Schließlich ist auch ein Art Kommunikationsmonitoring ist wichtig: Beispielsweise haben während der Corona-Krise viele Arbeitgeber ihre Mitarbeiter ins Homeoffice geschickt. Die sind dann aber abends nach dem Homeoffice oft noch ins Fitnessstudio gegangen. Das entspricht natürlich ganz und gar nicht dem Sinn von Homeoffice. Manchmal lohnt es sich also in Krisenzeiten die eigenen Mitarbeiter wie kleine Kinder zu behandeln und jede Kleinigkeit sehr genau zu erklären.

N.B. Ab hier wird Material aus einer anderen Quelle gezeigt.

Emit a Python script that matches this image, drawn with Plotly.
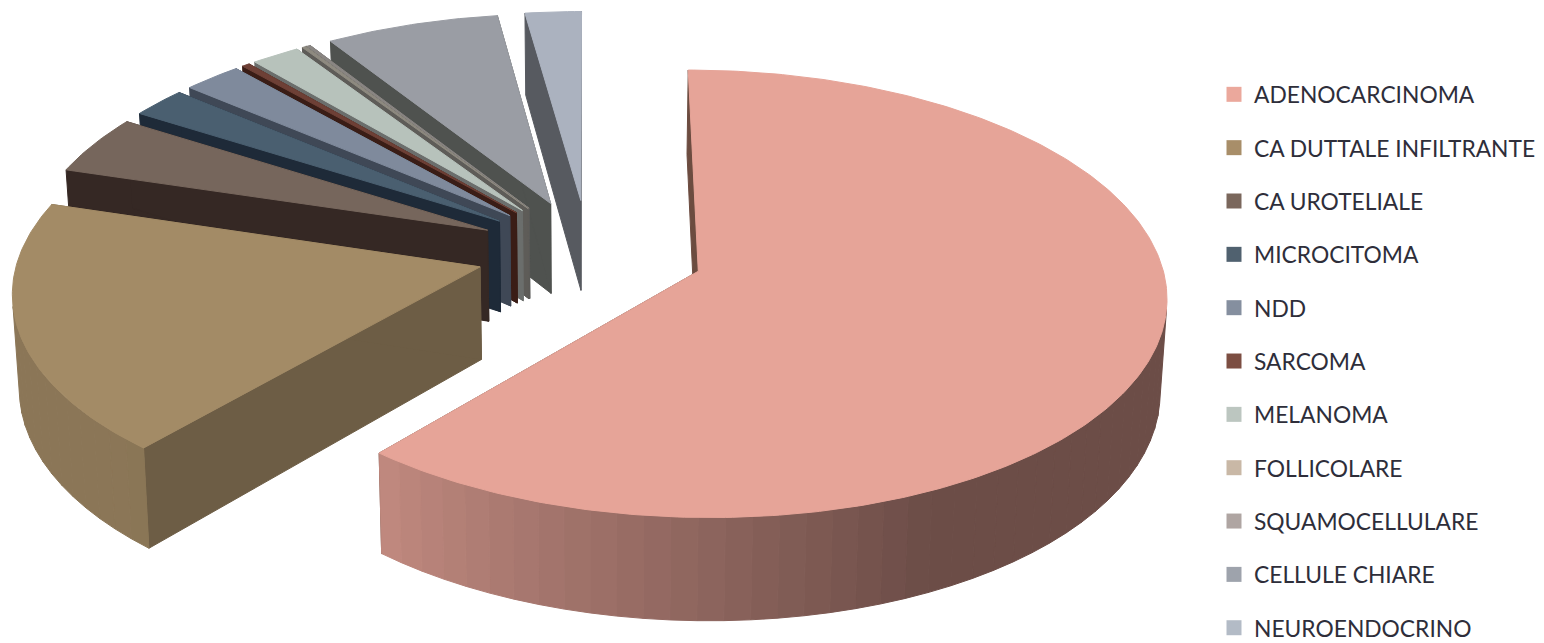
import math
import plotly.graph_objects as go

# Share of each histotype, clockwise from twelve o'clock
categories = ["ADENOCARCINOMA", "CA DUTTALE INFILTRANTE", "CA UROTELIALE", "MICROCITOMA", "NDD",
              "SARCOMA", "MELANOMA", "FOLLICOLARE", "SQUAMOCELLULARE", "CELLULE CHIARE", "NEUROENDOCRINO"]
values = [61.3, 18.4, 4.3, 2.2, 2.3, 0.3, 1.9, 0.15, 0.15, 6.8, 2.2]

legend_colors = ["#EBA89C", "#A88E69", "#7A675C", "#50616F", "#858F9F", "#7C4E42",
                 "#BCC6C0", "#C9B8A6", "#AFA5A2", "#9EA3AC", "#B3BBC6"]
top_colors = ["#E6A498", "#A38B66", "#76665C", "#4A5F70", "#7F8A9C", "#6E4036",
              "#B7C2BB", "#8E8A80", "#8A8683", "#9A9DA4", "#ABB2BF"]
wall_colors = ["#6C4C40", "#6D5D45", "#352824", "#1E2A38", "#3F4856", "#3A1D16",
               "#6B6E6C", "#5E5C58", "#5A5A58", "#4F524F", "#575A60"]
# Radial explode distance of each slice
pulls = [0.252, 0.243, 0.243, 0.243, 0.243, 0.243, 0.243, 0.243, 0.243, 0.243, 0.243]

# Perspective projection of the tilted pie
CX, CY = 588.4, 252.0   # screen position of the pie axis
A, B = 461.0, 217.6     # horizontal and vertical screen radius
K = 0.100               # strength of the foreshortening towards the back
DEPTH = 92.0            # slice thickness on screen
TAPER = 0.012           # horizontal narrowing at the underside


def project(u, v, low=False):
    s = 1.0 / (1.0 + K * v)
    x = CX + A * u * s
    y = CY - B * v * s
    if low:
        x = CX + (x - CX) * (1.0 - TAPER)
        y += DEPTH * s
    return x, y


def shade(color, f):
    r, g, b = (int(color[i:i + 2], 16) for i in (1, 3, 5))
    return f"rgb({r * f:.0f},{g * f:.0f},{b * f:.0f})"


def rim_factor(theta_deg):
    t = min(1.0, max(0.0, (theta_deg - 155.0) / 68.0))
    return 0.47 + 0.38 * t


def signed_area(pts):
    return sum(pts[n][0] * pts[(n + 1) % len(pts)][1] - pts[(n + 1) % len(pts)][0] * pts[n][1]
               for n in range(len(pts))) / 2


def add_poly(fig, pts, color):
    xs, ys = zip(*pts)
    fig.add_trace(go.Scatter(x=list(xs) + [xs[0]], y=list(ys) + [ys[0]], mode="lines", fill="toself",
                             fillcolor=color, line=dict(color=color, width=1),
                             showlegend=False, hoverinfo="skip"))


total = sum(values)
slices = []
start = 0.0
for value in values:
    sweep = 360.0 * value / total
    slices.append((start, start + sweep))
    start += sweep

fig = go.Figure()

# Paint from the back of the pie to the front
for i in reversed(range(len(values))):
    a0, a1 = slices[i]
    mid = math.radians((a0 + a1) / 2)
    u0, v0 = pulls[i] * math.sin(mid), pulls[i] * math.cos(mid)
    steps = max(2, int((a1 - a0) / 3))
    angles = [a0 + (a1 - a0) * k / steps for k in range(steps + 1)]
    rim = [(u0 + math.sin(math.radians(t)), v0 + math.cos(math.radians(t))) for t in angles]

    # radial faces
    for end in (rim[0], rim[-1]):
        add_poly(fig, [project(u0, v0), project(*end), project(*end, low=True), project(u0, v0, low=True)],
                 wall_colors[i])

    # outer curved face, shaded band by band; bands turned away from the viewer are skipped
    for k in range(steps):
        t = (angles[k] + angles[k + 1]) / 2
        band = [project(*rim[k]), project(*rim[k + 1]), project(*rim[k + 1], low=True), project(*rim[k], low=True)]
        if signed_area(band) < 0:
            add_poly(fig, band, shade(top_colors[i], rim_factor(t)))

    # top face, outlined finely with its own colour; the arc is sampled more densely than the bands
    fine = [a0 + (a1 - a0) * k / (steps * 4) for k in range(steps * 4 + 1)]
    outline = [project(u0, v0)] + [project(u0 + math.sin(math.radians(t)), v0 + math.cos(math.radians(t))) for t in fine]
    add_poly(fig, outline, top_colors[i])

# Legend entries
for name, color in zip(categories, legend_colors):
    fig.add_trace(go.Scatter(x=[None], y=[None], mode="markers", name=name, legendgroup=name,
                             marker=dict(symbol="square", size=15, color=color)))

fig.update_layout(
    width=1544, height=643, margin=dict(l=0, r=0, t=0, b=0, autoexpand=False),
    paper_bgcolor="white", plot_bgcolor="white",
    xaxis=dict(range=[0, 1544], visible=False, fixedrange=True),
    yaxis=dict(range=[643, 0], visible=False, fixedrange=True),
    legend=dict(x=1214 / 1544, xanchor="left", y=1 - 73 / 643, yanchor="top", tracegroupgap=20.7,
                maxheight=643, font=dict(family="Lato", size=22.8, color="#2E2E3A"), bgcolor="rgba(0,0,0,0)"),
    font=dict(family="Lato"),
)

fig.write_html("out.html")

Sie beraten auch Bundes- und Landeseinrichtungen im Rahmen der Corona-Krise: Was stimmt Sie zuversichtlich, dass die deutsche Wirtschaft diese Krise meistern wird?

Roselieb: Einerseits sind es die Menschen, die mich zuversichtlich stimmen, und andererseits die Maßnahmen, die jetzt umgesetzt werden. Krisenmanagement ist immer eine Teamleistung. Man kann sicherlich viel Kritik an der großen Koalition in Berlin üben. Aber in der jetzigen Corona-Krise bin ich froh, dass wir genau dieses Team am Kabinettstisch sitzen haben. Horst Seehofer war früher Bundesgesundheitsminister. Jetzt ist er als Bundesinnenminister Teil der Corona-Taskforce. Peter Altmaier hat als Chef des Bundeskanzleramts die Maßnahmen während der Flüchtlingskrise koordiniert. Jetzt kümmert er sich als Bundeswirtschaftsminister um die Hilfen für die Unternehmen. Und Olaf Scholz war damals in der Finanzmarktkrise als Bundesarbeitsminister für die Kurzarbeiterregelungen verantwortlich. Die bringt er jetzt als Bundesfinanzminister wieder auf den Weg. Team und Maßnahmen stimmen also und sind erster wichtiger Schritt um die Corona-Krise zu bewältigen.

Wir danken Frank Roselieb für das Gespräch!